Exercises

  1. Modify soac so that the code it generates leaves objects in AOS layout in memory and recompile pbrt. (You will need to manually update a few places in the WavefrontPathIntegrator that only access a single field of a structure, as well.) How is performance affected by this change?
  2. pbrt’s SampledWavelengths class stores two Floats for each wavelength: one for the wavelength value and one for its PDF. This class is passed along between almost all kernels. Render a scene on the GPU and work out an estimate of the amount of bandwidth consumed in communicating these values between kernels. (You may need to make some assumptions to do so.) Then, implement an alternative SOA representation for SampledWavelengths that stores only two values: the Float sample used to originally sample the wavelengths and a Boolean value that indicates whether the secondary wavelengths have been terminated. You might use the sign bit to encode the Boolean value, or you might even try a 16-bit encoding, with the left-bracket 0 comma 1 right-parenthesis sample value quantized to 15 bits and the 16th used to indicate termination. Write code to encode SampledWavelengths to this representation when they are pushed to a queue and to decode this representation back to SampledWavelengths when work is read from the queue via a call to Film::SampleWavelengths() and then possibly a call to SampledWavelengths::TerminateSecondary(). Estimate how much bandwidth your improved representation saves. How is runtime performance affected? Can you draw any conclusions about whether your GPU is memory or bandwidth limited when running these kernels?
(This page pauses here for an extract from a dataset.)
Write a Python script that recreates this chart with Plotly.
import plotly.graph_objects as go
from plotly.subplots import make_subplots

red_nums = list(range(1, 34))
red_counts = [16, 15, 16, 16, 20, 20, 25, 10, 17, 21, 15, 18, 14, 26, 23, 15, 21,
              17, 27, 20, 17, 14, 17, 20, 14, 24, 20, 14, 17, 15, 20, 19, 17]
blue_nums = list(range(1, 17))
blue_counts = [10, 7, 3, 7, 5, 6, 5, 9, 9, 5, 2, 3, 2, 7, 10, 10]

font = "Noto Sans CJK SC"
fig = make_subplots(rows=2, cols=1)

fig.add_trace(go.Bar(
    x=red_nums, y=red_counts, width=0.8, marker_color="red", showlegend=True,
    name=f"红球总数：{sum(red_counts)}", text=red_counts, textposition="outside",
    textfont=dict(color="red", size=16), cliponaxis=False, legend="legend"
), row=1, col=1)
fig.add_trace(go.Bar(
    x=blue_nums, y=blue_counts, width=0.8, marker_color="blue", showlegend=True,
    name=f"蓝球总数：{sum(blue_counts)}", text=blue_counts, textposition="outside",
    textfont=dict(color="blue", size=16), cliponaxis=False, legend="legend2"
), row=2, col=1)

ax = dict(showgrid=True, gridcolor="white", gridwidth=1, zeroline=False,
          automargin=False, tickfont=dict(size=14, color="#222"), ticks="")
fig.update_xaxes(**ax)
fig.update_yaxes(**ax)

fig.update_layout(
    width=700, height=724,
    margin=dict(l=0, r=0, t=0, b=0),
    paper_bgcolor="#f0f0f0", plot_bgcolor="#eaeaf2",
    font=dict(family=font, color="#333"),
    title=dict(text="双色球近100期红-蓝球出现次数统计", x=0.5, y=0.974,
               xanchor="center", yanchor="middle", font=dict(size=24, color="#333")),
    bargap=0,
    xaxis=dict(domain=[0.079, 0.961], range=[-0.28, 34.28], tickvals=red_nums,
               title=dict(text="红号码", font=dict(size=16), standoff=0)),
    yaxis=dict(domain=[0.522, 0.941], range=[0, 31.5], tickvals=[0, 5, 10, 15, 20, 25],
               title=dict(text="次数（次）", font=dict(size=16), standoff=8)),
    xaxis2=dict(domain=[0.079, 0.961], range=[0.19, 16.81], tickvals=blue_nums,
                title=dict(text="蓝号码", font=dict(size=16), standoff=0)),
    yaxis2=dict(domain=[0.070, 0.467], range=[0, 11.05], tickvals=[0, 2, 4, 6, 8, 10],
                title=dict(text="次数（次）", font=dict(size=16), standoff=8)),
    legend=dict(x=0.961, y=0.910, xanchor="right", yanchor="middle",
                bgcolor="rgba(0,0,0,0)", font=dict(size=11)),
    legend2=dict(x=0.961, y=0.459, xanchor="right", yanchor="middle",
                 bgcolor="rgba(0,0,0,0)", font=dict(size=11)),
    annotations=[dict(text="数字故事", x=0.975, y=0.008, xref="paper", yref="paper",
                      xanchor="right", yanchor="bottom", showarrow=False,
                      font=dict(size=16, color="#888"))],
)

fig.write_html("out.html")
  3. The direct lighting code in the EvaluateMaterialsAndBSDFs() kernel may suffer from divergence in the Light::SampleLi() call if the scene has a variety of types of light source. Construct such a scene and then experiment with moving light sampling into a separate kernel, using a work queue to supply work to it and where the light samples are pushed on to a queue for the rest of the direct lighting computation. What is the effect on performance for your test scene? Is performance negatively impacted for scenes with just a single type of light?
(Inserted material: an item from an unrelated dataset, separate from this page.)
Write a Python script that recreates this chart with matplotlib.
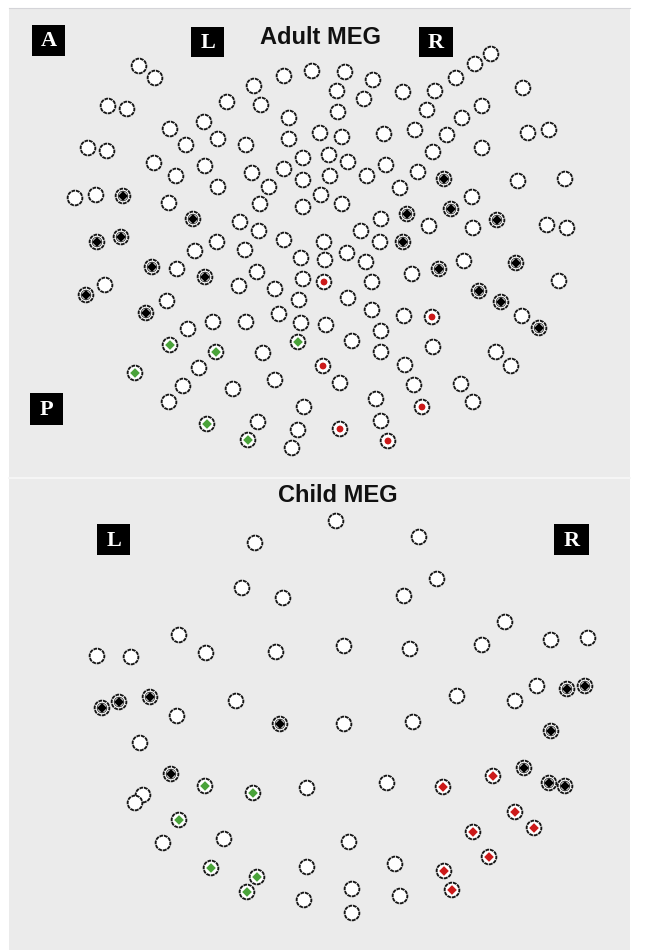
import matplotlib
matplotlib.use("Agg")
import matplotlib.pyplot as plt
from matplotlib.patches import Rectangle
import numpy as np

# ---------------- sensor layouts (pixel positions on the sheet) ----------------
# Adult MEG helmet: plain sensors
adult_open = [
    (139, 66), (155, 78), (108, 106), (127, 109), (88, 148), (107, 151), (75, 198), (96, 195), (105, 285),
    (170, 129), (204, 122), (227, 102), (254, 86), (261, 105), (284, 76), (312, 71), (345, 72), (373, 80),
    (337, 91), (364, 99), (403, 92), (435, 91), (456, 78), (475, 64), (491, 54), (523, 88), (427, 110),
    (482, 106), (462, 118), (289, 118), (338, 112), (289, 139), (320, 133), (342, 137), (384, 134),
    (415, 130), (447, 135), (528, 133), (549, 130), (482, 148), (433, 152),
    (218, 139), (246, 145), (186, 145), (154, 163), (176, 176), (205, 166), (252, 173), (284, 169),
    (303, 158), (329, 155), (348, 162), (386, 165), (418, 172),
    (303, 180), (330, 176), (367, 176), (400, 188), (472, 197), (518, 181), (565, 179),
    (269, 187), (218, 187), (321, 195), (342, 204), (303, 207), (260, 204), (169, 203),
    (381, 219), (429, 226), (473, 228), (547, 225), (567, 228), (240, 222), (259, 231), (361, 231),
    (217, 242), (245, 250), (284, 240), (324, 242), (380, 242), (195, 251),
    (177, 269), (301, 258), (325, 260), (347, 253), (366, 262), (257, 272), (412, 274), (464, 261),
    (559, 281), (239, 286), (275, 289), (303, 279), (372, 282),
    (299, 300), (348, 298), (372, 310), (404, 316), (167, 301), (188, 329), (213, 322), (246, 322),
    (279, 314), (301, 323), (326, 325), (381, 331), (522, 316),
    (352, 341), (381, 352), (263, 353), (433, 347), (496, 352), (511, 366), (405, 365), (199, 368),
    (183, 386), (233, 389), (275, 380), (340, 383), (414, 385), (461, 384), (169, 402), (376, 399),
    (304, 407), (473, 402),
    (258, 422), (298, 430), (381, 421), (292, 448),
]
# Adult MEG: highlighted sensor groups
adult_black = [
    (123, 196), (97, 242), (121, 237), (152, 267), (205, 277), (86, 295), (146, 313), (193, 219),
    (444, 179), (451, 209), (407, 214), (497, 220), (403, 242), (439, 269), (516, 263), (479, 291),
    (501, 302), (539, 328),
]
adult_red = [(324, 282), (323, 366), (432, 317), (422, 407), (340, 429), (388, 441)]
adult_green = [(170, 345), (216, 352), (298, 342), (135, 373), (207, 424), (248, 440)]

# Child MEG helmet: plain sensors
child_open = [
    (336, 521), (255, 543), (419, 537), (242, 588), (283, 598), (437, 579), (404, 596), (505, 622),
    (179, 635), (97, 656), (131, 657), (206, 653), (276, 652), (344, 646), (410, 649), (482, 645),
    (551, 640), (588, 638), (236, 701), (457, 696), (515, 701), (537, 686), (177, 716), (344, 724),
    (413, 722), (140, 743), (307, 788), (387, 783), (143, 795), (135, 803), (163, 843), (224, 839),
    (349, 842), (307, 867), (395, 864), (304, 900), (352, 889), (400, 896), (352, 913),
]
child_black = [
    (102, 708), (119, 702), (150, 697), (280, 724), (171, 774), (551, 731), (524, 768), (549, 783),
    (565, 786), (567, 689), (585, 686),
]
child_green = [(205, 786), (253, 793), (179, 820), (211, 868), (257, 877), (247, 892)]
child_red = [(493, 776), (443, 787), (515, 812), (534, 828), (473, 832), (489, 857), (444, 871), (452, 890)]

titles = ["Adult MEG", "Child MEG"]
orient_labels = ["A", "L", "R", "P", "L", "R"]

# ---------------- figure ----------------
W, H = 645, 950
fig = plt.figure(figsize=(W / 100, H / 100), dpi=100)
fig.patch.set_facecolor("white")
ax = fig.add_axes([0, 0, 1, 1])
ax.set_xlim(0, W)
ax.set_ylim(H, 0)
ax.axis("off")

panel_col = "#ebebeb"
ax.add_patch(Rectangle((9, 8), 621, 469, facecolor=panel_col, edgecolor="none", zorder=0))
ax.add_patch(Rectangle((9, 479), 621, 471, facecolor=panel_col, edgecolor="none", zorder=0))
ax.plot([9, 630], [8, 8], color="#d4d4d8", lw=0.8, zorder=0.5)
ax.plot([9, 630], [478, 478], color="#f4f4f4", lw=1.2, zorder=0.5)

ring_kw = dict(s=112, facecolors="white", edgecolors="#151515", linewidths=1.35,
               linestyles=[(0, (2.0, 0.45))], zorder=3)


def draw_group(points, dot_color=None, dot_marker="D", dot_size=18):
    arr = np.asarray(points, dtype=float)
    ax.scatter(arr[:, 0], arr[:, 1], **ring_kw)
    if dot_color is not None:
        ax.scatter(arr[:, 0], arr[:, 1], s=dot_size, marker=dot_marker,
                   color=dot_color, edgecolors="none", zorder=4)


def draw_inner_ring(points):
    arr = np.asarray(points, dtype=float)
    ax.scatter(arr[:, 0], arr[:, 1], s=48, facecolors="none", edgecolors="#333333",
               linewidths=0.6, zorder=3.5)


for grp, col, mk, sz in [
    (adult_open, None, "D", 0), (child_open, None, "D", 0),
    (adult_black, "#000000", "D", 26), (child_black, "#000000", "D", 26),
    (adult_green, "#4aa33a", "D", 24), (child_green, "#4aa33a", "D", 24),
    (adult_red, "#cc1a1a", "o", 24), (child_red, "#cc1a1a", "D", 24),
]:
    draw_group(grp, col, mk, sz)

draw_inner_ring(adult_black)
draw_inner_ring(child_black)

# titles
ax.text(321, 37, titles[0], ha="center", va="center", fontsize=17, fontweight="bold",
        family="Liberation Sans", color="#111111", zorder=5)
ax.text(338, 495, titles[1], ha="center", va="center", fontsize=17, fontweight="bold",
        family="Liberation Sans", color="#111111", zorder=5)

# orientation boxes: (left, top, width, height)
boxes = [(32, 25, 33, 31), (191, 27, 33, 30), (419, 27, 34, 30), (30, 393, 33, 32),
         (97, 524, 33, 31), (554, 524, 35, 31)]
for lab, (bx, by, bw, bh) in zip(orient_labels, boxes):
    ax.add_patch(Rectangle((bx, by), bw, bh, facecolor="black", edgecolor="none", zorder=5))
    ax.text(bx + bw / 2, by + bh / 2 + 1, lab, ha="center", va="center", fontsize=16,
            fontweight="bold", family="Liberation Serif", color="white", zorder=6)

fig.savefig("out.png", dpi=100, facecolor=fig.get_facecolor())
  4. Add support for ray differentials to the WavefrontPathIntegrator, including both generating them for camera rays and computing updated differentials for reflected and refracted rays. (You will likely want to repurpose the code in the implementation of the SurfaceInteraction SpawnRay() method in Section 10.1.3.) After ensuring that texture filtering results match pbrt running on the CPU, measure the performance impact of your changes. How much performance is lost from the bandwidth used in passing ray differentials between kernels? Do any kernels have better performance? If so, can you explain why? Next, implement one of the more space-efficient techniques for representing derivative information with rays that are described by Akenine-Möller et al. (2019). How do performance and filtering quality compare to ray differentials?
  5. The WavefrontPathIntegrator’s performance can suffer from scenes with very high maximum ray depths when there are few active rays remaining at high depths and, in turn, insufficient parallelism for the GPU to reach its peak capabilities. One approach to address this problem is path regeneration, which was described by Novák et al. (2010). Following this approach, modify pbrt so that each ray traced handles its termination individually when it reaches the maximum depth. Execute a modified camera ray generation kernel each time through the main rendering loop so that additional pixel samples are taken and camera rays are generated until the current RayQueue is filled or there are no more samples to take. Note that you will have to handle Film updates in a different way than the current implementation—for example, via a work queue when rays terminate. You may also have to handle the case of multiple threads updating the same pixel sample. Finally, implement a mechanism for the GPU to notify the CPU when all rays have terminated so that it knows when to stop launching kernels. With all that taken care of, measure pbrt’s performance for a scene with a high maximum ray depth. (Scenes that include volumetric scattering with media with very high albedos are a good choice for this measurement.) How much is performance improved with your approach? How is performance affected for easier scenes with lower maximum depths that do not suffer from this problem?
  6. In pbrt’s current implementation, the wavefront path tracer is usually slower than the VolPathIntegrator when running on the CPU. Render a few scenes using both approaches and benchmark pbrt’s performance. Are any opportunities to improve the performance of the wavefront approach on the CPU evident? Next, measure how performance changes as you increase or decrease the queue sizes (and consequently, the number of pixel samples that are evaluated in parallel). Performance may be suboptimal with the current value of WavefrontPathIntegrator::maxQueueSize, which leads to queues much larger than can fit in the on-chip caches. However, too small a queue size may offer insufficient parallelism or may lead to too little work being done in each ParallelFor() call, which may also hurt performance. Are there better default queue sizes for the CPU than the ones used currently?
  7. When the WavefrontPathIntegrator runs on the CPU, there is currently minimal performance benefit from organizing work in queues. However, the queues offer the possibility of making it easier to use SIMD instructions on the CPU: kernels might remove 8 work items at a time, for example, processing them together using the 8 elements of a 256-bit SIMD register. Implement this approach and investigate pbrt’s performance. (You may want to consider using a language such as ispc (Pharr and Mark 2012) to avoid the challenges of manually writing code using SIMD intrinsics.)
  8. Implement a GPU ray tracer that is based on pbrt’s class implementations from previous chapters but uses the GPU’s ray-tracing API for scheduling rendering work instead of the wavefront-based architecture used in this chapter. (You may want to start by supporting only a subset of the full functionality of the WavefrontPathIntegrator.) Measure the performance of the two implementations and discuss their differences. You may find it illuminating to use a profiler to measure the bandwidth consumed by each implementation. Can you find cases where the wavefront integrator’s performance is limited by available memory bandwidth but yours is not?